Denial from Belgrade

The Yugoslav government vehemently dispute the condemnation. Belgrade talks of a police action against UCK terrorists. [According to Belgrade,] The bodies were collected by the UCK on the night of January 15 and presented as civilian victims.

On January 22, a forensic team from Finland begins with the autopsy of the corpses that have been brought to the capital of Kosovo. A week later, it has concluded its inquiry. The public waits for the conclusion. But for the time being, the team led by Dr. Helena Ranta takes its time to evaluate the findings.

Meanwhile, the Kosovo conflict becomes grows more intense by the day. In Rambouillet near Paris, the Western powers, Russia, Serbs and Kosovo-Albanians still negotiate a peaceful solution to the dispute. The Rambouillet talks have entered a decisive phase when the team leader Ranta hosts a confusing press conference in Pristina. Instead of issuing the inquiry results, she shares “comments” that reflect her “personal opinion.” On this 17th of March 1999, nobody knows that political forces have urged Mrs. Ranta to go public. To this day, her reserach is neither finished, nor has it led to any clear conclusions.

In complicated sentences, prone to misunderstandings, Mrs. Ranta tries to extricate herself from the affair. She declines to speak of a “massacre”; instead, she calls the tragedy a “crime against humanity”. She states that no ammunition and no uniforms were found on the bodies, but that some of them were clothed in several thick sweaters.

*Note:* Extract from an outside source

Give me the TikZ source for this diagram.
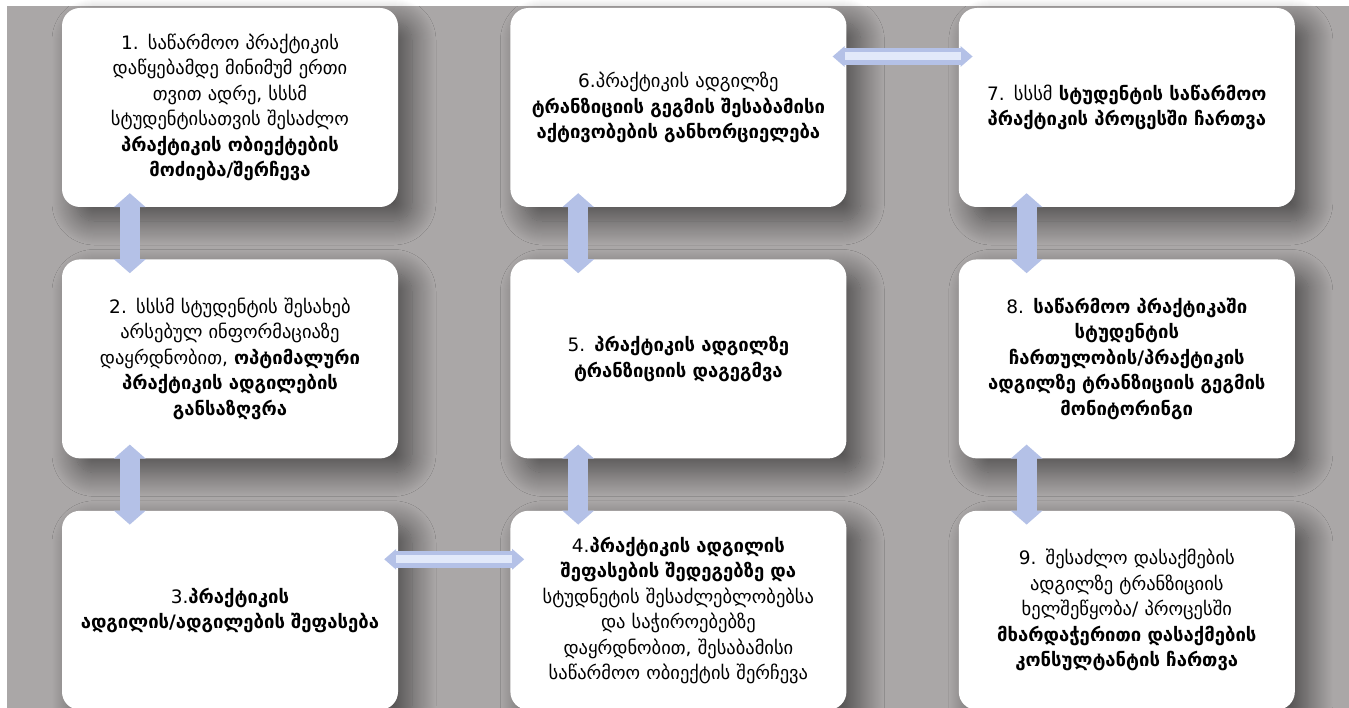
\documentclass[tikz,border=0pt]{standalone}
\usepackage{fontspec}
\setmainfont{DejaVu Sans}
\usetikzlibrary{positioning,arrows.meta,shadows.blur}
\definecolor{bggray}{RGB}{170,167,167}
\definecolor{linkblue}{RGB}{180,193,231}
\definecolor{linklight}{RGB}{226,233,250}
\tikzset{stepbox/.style={fill=white, rounded corners=18pt, minimum width=336pt, minimum height=199pt, text width=330pt, align=center, inner sep=0pt, font=\fontsize{18.5}{25.5}\selectfont, blur shadow={shadow xshift=14pt, shadow yshift=-14pt, shadow blur radius=24pt, shadow blur steps=24, shadow opacity=55}},
  vlink/.style={linkblue, line width=20pt, {Triangle[width=31pt,length=14pt]}-{Triangle[width=31pt,length=14pt]}, shorten <=-14pt, shorten >=-14pt},
  hlink/.style={linkblue, line width=17pt, {Triangle[width=20pt,length=12pt]}-{Triangle[width=20pt,length=12pt]}, shorten <=-14pt, shorten >=-14pt},
  hglow/.style={linklight, line width=8pt, shorten <=-2pt, shorten >=-2pt}}

\begin{document}
\begin{tikzpicture}[x=1pt,y=-1pt]
  \useasboundingbox (0,0) rectangle (1349,708);
  \clip (0,0) rectangle (1349,708);
  \fill[bggray] (7,6) rectangle (1349,708);

  \node[stepbox] (s1) at (230,107.5) {1. საწარმოო პრაქტიკის\\დაწყებამდე მინიმუმ ერთი\\თვით ადრე, სსსმ\\სტუდენტისათვის შესაძლო\\\textbf{პრაქტიკის ობიექტების}\\\textbf{მოძიება/შერჩევა}};
  \node[stepbox] (s2) [below=52pt of s1] {2. სსსმ სტუდენტის შესახებ\\არსებულ ინფორმაციაზე\\დაყრდნობით, \textbf{ოპტიმალური}\\\textbf{პრაქტიკის ადგილების}\\\textbf{განსაზღვრა}};
  \node[stepbox] (s3) [below=52pt of s2] {3.\textbf{პრაქტიკის}\\\textbf{ადგილის/ადგილების შეფასება}};
  \node[stepbox] (s4) [right=112pt of s3] {4.\textbf{პრაქტიკის ადგილის}\\\textbf{შეფასების შედეგებზე და}\\სტუდნეტის შესაძლებლობებსა\\და საჭიროებებზე\\დაყრდნობით, შესაბამისი\\საწარმოო ობიექტის შერჩევა};
  \node[stepbox] (s5) [above=52pt of s4] {5. \textbf{პრაქტიკის ადგილზე}\\\textbf{ტრანზიციის დაგეგმვა}};
  \node[stepbox] (s6) [above=52pt of s5] {6.პრაქტიკის ადგილზე\\\textbf{ტრანზიციის გეგმის შესაბამისი}\\\textbf{აქტივობების განხორციელება}};
  \node[stepbox] (s7) [right=112pt of s6] {7. სსსმ \textbf{სტუდენტის საწარმოო}\\\textbf{პრაქტიკის პროცესში ჩართვა}};
  \node[stepbox] (s8) [below=52pt of s7] {8. \textbf{საწარმოო პრაქტიკაში}\\\textbf{სტუდენტის}\\\textbf{ჩართულობის/პრაქტიკის}\\\textbf{ადგილზე ტრანზიციის გეგმის}\\\textbf{მონიტორინგი}};
  \node[stepbox] (s9) [below=52pt of s8] {9. შესაძლო დასაქმების\\ადგილზე ტრანზიციის\\ხელშეწყობა/ პროცესში\\\textbf{მხარდაჭერითი დასაქმების}\\\textbf{კონსულტანტის ჩართვა}};

  \draw[vlink] ([xshift=68pt]s1.south west) -- ([xshift=68pt]s2.north west);
  \draw[vlink] ([xshift=68pt]s2.south west) -- ([xshift=68pt]s3.north west);
  \draw[vlink] ([xshift=68pt]s4.north west) -- ([xshift=68pt]s5.south west);
  \draw[vlink] ([xshift=68pt]s5.north west) -- ([xshift=68pt]s6.south west);
  \draw[vlink] ([xshift=68pt]s7.south west) -- ([xshift=68pt]s8.north west);
  \draw[vlink] ([xshift=68pt]s8.south west) -- ([xshift=68pt]s9.north west);

  \draw[hlink] ([yshift=51pt]s3.east) -- ([yshift=51pt]s4.west);
  \draw[hglow] ([yshift=51pt]s3.east) -- ([yshift=51pt]s4.west);
  \draw[hlink] ([yshift=51pt]s6.east) -- ([yshift=51pt]s7.west);
  \draw[hglow] ([yshift=51pt]s6.east) -- ([yshift=51pt]s7.west);
\end{tikzpicture}
\end{document}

She elaborates on the fact that no gunpowder traces were found, but doesn’t clearly state where one has looked for them. She criticizes that the OSCE has neither secured the corpses or any evidence and points to the long time that has passed between the deaths and the forensic inquiry. Both would make a non-ambigious statement difficult.

Nevertheless, most observers took Helena Rantas’ statements as a confirmation that an execution had taken place. Important politicians allow no more leeway for doubt. US president Clinton says that “innocent men, women and children” have been driven from their homes, forced to “kneel in the dirt and were moved down.” Anonymous Western government representatives tell the “International Herald Tribune” that the most horrendous details from the Finnish report have not yet been made public. A week later, the war begins, and the reports remain secret.

Inquiries with Mrs. Ranta

The Berliner Zeitung has now been able to access copies of the autopsy documents. Of all these reports, none contain any evidence of an execution scenario. The Finnish forensic experts and their Yugoslav and Belorussian colleagues found traces that point to a gunshot fired “relatively close” on only one of the victims. In the other cases, the findings were negative.

Neither is the alleged absence of gunpowder residue [on the victims’] hands documented. As a consequence, there is no evidence that the victims were civilians. We asked Mrs. Ranta about the reason for this. After a brief consideration, she solved the puzzle: The Finnish team never looked for such traces. Rather, the tests mentioned at the press conference on March 17, 1999, were carried out to look for traces of executions or point blank shootings. These were the tests that proved negative. “It was somewhat easy to misunderstand that at the press conference,” Mrs. Ranta admits today.

That is a fact. But this “misunderstanding” is crucial to the Racak case. Were the dead actually unarmed, peaceful villagers? Or were at least some of them Albanian UCK fighters? Was it an execution or a battle? In all official statements by the OSCE, the Hague tribunal, and the EU the second possibility is not mentioned.

Against better knowledge. As early as the morning of January 16 1999, the UCK issues the first communique stating that eight of its fighters had been killed in combat in Racak. The names of these dead do not appear on the Hague tribunal’s list. Another strange thing: Also on January 16, the UCK mentions 22 execution victims in Racak by name. But only eleven of them are recorded on the tribunal’s victim list. Only the figure 22 approximately correlates with the number of dead found on the hill behind Racak. How many dead were there really?

“The truth is,” says French journalist Renaud Girard, “that Racak was a fortified village with a lot of [gunfighter] trenches.” There isn’t a single word to be found about that in OSCE’s “special report.” [English term used by B.Z.] On January 16 1999, Girard had hurried to the scene of the tragedy, and he saw OSCE chief of mission in action. “In terms of massacres, Walker is a professional,” says Girard. “Any professional knows what to do. He blocks off access to the crime scene to secure the evidence. Walker did no such thing. He trampled around there himself and let the journalists fiddle around with the corpses, collect souvenirs and wipe out evidence. Initially, Girard filed a massacre story like all his colleagues with his paper “Le Figaro.” But then he started pondering. “I felt that something was wrong.”

Doubts among Journalists

A colleague with “Le Monde” contributed to his doubts. Christophe Chatelet had been in Racak the day before – the day of the alleged massacre. Together with OSCE representatives, he entered the village in the late afternoon, when the Serbs had left. The foreigners found four wounded and were told about one dead. Chatelet returned to Pristina at dusk. He told a colleague that nothing particular had happened at Racak. The day after, when Walker went to racak with a large press entourage, Chatelet declined and stayed at the hotel. Chatelet cannot explain why the OSCE only recorded one dead on the afternoon of January 15, while the OSCE the morning after suddenly found at least 13, possibly as many as 18, corpses in the streets and farmhouses: “I can’t solve that mystery.”

Certainly, the 45 dead are the Serbs’ victims. But if there was a mass execution: why did the Serb units withdraw without any attempt to cover up the incident and make as many corpses as possible disappear? The UCK is in the best position to bring light to the case. Recently, its commander in chief Hashim Thaci said to the BBC: “We had a key unit in the region. It was a fierce battle. We regrettably had many victims. But so did the Serbs.”